Danny Yatom (דני יתום; born 15 March 1945) is a former Israeli politician who served as a member of the Knesset for Labor. In 1996–1998, Yatom was head of the Mossad and between 1999 and 2001, he served as Prime Minister Ehud Barak's Chief Of Staff and security advisor.

==Biography==
Danny Yatom was born and raised in Netanya, his brother is Ehud Yatom. He studied mathematics, physics, and computer science at the Hebrew University of Jerusalem. From 1963 to 1996, he served in the Israel Defense Forces and worked in the Sayeret Matkal force, rising to the position of deputy commander, after which he moved to the Armored Corps and then became the head of the Israeli Central Command, ranked Major General. In 1994, Yatom served as the IDF commander for the West Bank. As commander during the events of the cave of the Patriarchs massacre, Yatom testified before the Shamgar Commission. Between 1996 and 1998, he served as head of the Mossad.

==Political career==
Between 1999 and 2001, he served as Prime Minister Ehud Barak's Chief Of Staff and security advisor. He then became a Knesset member and served in the 16th and 17th Knesset, from 2003 until June 2008, when he resigned from the Knesset and from Israeli politics.
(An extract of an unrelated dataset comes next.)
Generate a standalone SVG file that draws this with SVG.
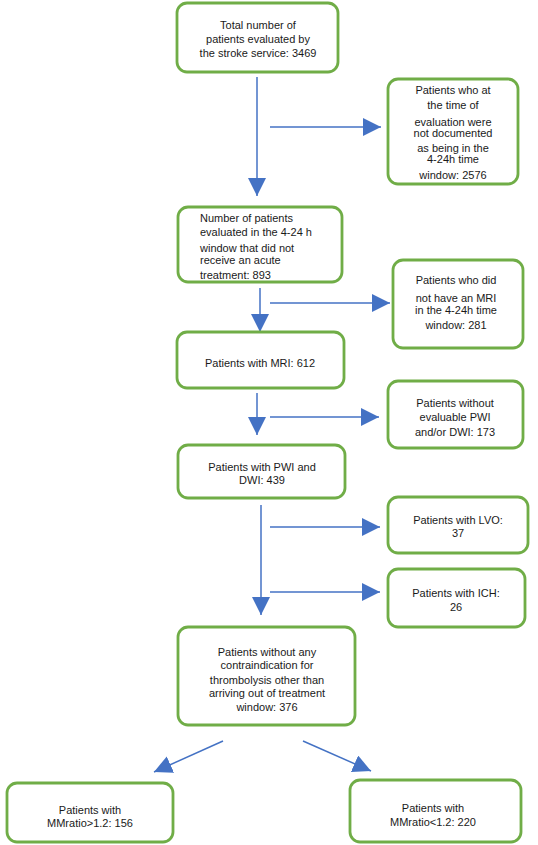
<svg xmlns="http://www.w3.org/2000/svg" width="538" height="845" viewBox="0 0 538 845">
<style>
.box{fill:#fff;stroke:#70AD47;stroke-width:2.8}
text{font-family:"Liberation Sans",Arial,sans-serif;font-size:11px;fill:#1a1a1a}
.c{text-anchor:middle}
.con{stroke:#4472C4;stroke-width:1.5;fill:none;marker-end:url(#ah)}
</style>
<defs>
<marker id="ah" markerUnits="userSpaceOnUse" markerWidth="19" markerHeight="19" refX="18" refY="9" orient="auto">
<path d="M0,0 L18,9 L0,18 z" fill="#4472C4"/>
</marker>
</defs>
<rect width="538" height="845" fill="#fff"/>
<g id="connectors">
<line class="con" x1="257" y1="77" x2="257" y2="196"/>
<line class="con" x1="270" y1="127" x2="381" y2="127"/>
<line class="con" x1="260" y1="288" x2="260" y2="332"/>
<line class="con" x1="270" y1="303" x2="390" y2="303"/>
<line class="con" x1="257" y1="393" x2="257" y2="435"/>
<line class="con" x1="270" y1="417" x2="379" y2="417"/>
<line class="con" x1="261" y1="505" x2="261" y2="615"/>
<line class="con" x1="270" y1="527" x2="380" y2="527"/>
<line class="con" x1="270" y1="592" x2="380" y2="592"/>
<line class="con" x1="223" y1="741" x2="154" y2="772"/>
<line class="con" x1="303" y1="741" x2="371" y2="771"/>
</g>
<g id="n1">
<rect class="box" x="177" y="3" width="161" height="69" rx="10"/>
<text class="c" x="258" y="29">Total number of</text>
<text class="c" x="258" y="43">patients evaluated by</text>
<text class="c" x="258" y="57">the stroke service: 3469</text>
</g>
<g id="n2">
<rect class="box" x="388" y="79" width="130" height="105" rx="10"/>
<text class="c" x="453" y="94">Patients who at</text>
<text class="c" x="453" y="109">the time of</text>
<text class="c" x="453" y="126">evaluation were</text>
<text class="c" x="453" y="137">not documented</text>
<text class="c" x="453" y="152">as being in the</text>
<text class="c" x="453" y="163">4-24h time</text>
<text class="c" x="453" y="179">window: 2576</text>
</g>
<g id="n3">
<rect class="box" x="178" y="207" width="164" height="75" rx="10"/>
<text x="200" y="222">Number of patients</text>
<text x="200" y="236">evaluated in the 4-24 h</text>
<text x="200" y="252">window that did not</text>
<text x="200" y="264">receive an acute</text>
<text x="200" y="279">treatment: 893</text>
</g>
<g id="n4">
<rect class="box" x="393" y="260" width="130" height="88" rx="10"/>
<text class="c" x="456" y="284">Patients who did</text>
<text class="c" x="456" y="302">not have an MRI</text>
<text class="c" x="456" y="314">in the 4-24h time</text>
<text class="c" x="456" y="329">window: 281</text>
</g>
<g id="n5">
<rect class="box" x="177" y="332" width="167" height="56" rx="10"/>
<text class="c" x="260" y="367">Patients with MRI: 612</text>
</g>
<g id="n6">
<rect class="box" x="388" y="381" width="135" height="67" rx="10"/>
<text class="c" x="455" y="407">Patients without</text>
<text class="c" x="455" y="421">evaluable PWI</text>
<text class="c" x="455" y="436">and/or DWI: 173</text>
</g>
<g id="n7">
<rect class="box" x="178" y="445" width="167" height="53" rx="10"/>
<text class="c" x="262" y="471">Patients with PWI and</text>
<text class="c" x="262" y="484">DWI: 439</text>
</g>
<g id="n8">
<rect class="box" x="388" y="497" width="140" height="56" rx="10"/>
<text class="c" x="458" y="524">Patients with LVO:</text>
<text class="c" x="458" y="537">37</text>
</g>
<g id="n9">
<rect class="box" x="388" y="569" width="137" height="58" rx="10"/>
<text class="c" x="456" y="597">Patients with ICH:</text>
<text class="c" x="456" y="611">26</text>
</g>
<g id="n10">
<rect class="box" x="178" y="627" width="177" height="98" rx="10"/>
<text class="c" x="267" y="656">Patients without any</text>
<text class="c" x="267" y="669">contraindication for</text>
<text class="c" x="267" y="684">thrombolysis other than</text>
<text class="c" x="267" y="697">arriving out of treatment</text>
<text class="c" x="267" y="711">window: 376</text>
</g>
<g id="n11">
<rect class="box" x="7" y="783" width="166" height="59" rx="10"/>
<text class="c" x="90" y="814">Patients with</text>
<text class="c" x="90" y="827">MMratio&gt;1.2: 156</text>
</g>
<g id="n12">
<rect class="box" x="350" y="780" width="171" height="62" rx="10"/>
<text class="c" x="433" y="812">Patients with</text>
<text class="c" x="433" y="826">MMratio&lt;1.2: 220</text>
</g>
</svg>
In 2003, he was elected to the Knesset on Labour's list, and served as head of the committee on foreign workers, as well as chairing the lobbies for enlisted soldiers and the West Bank barrier. He retained his seat in the 2006 elections and served as head of the West Bank barrier lobby. He retained his seat in the 2006 elections, but resigned from the Knesset on 30 June 2008, stating that he was "not willing to be part of a political reality in which basic values are trampled upon, such as leading by example, ethics, and integrity". He was replaced by Leon Litinetsky.

In January 2021, Yatom announced that he would start a new political party for retirees.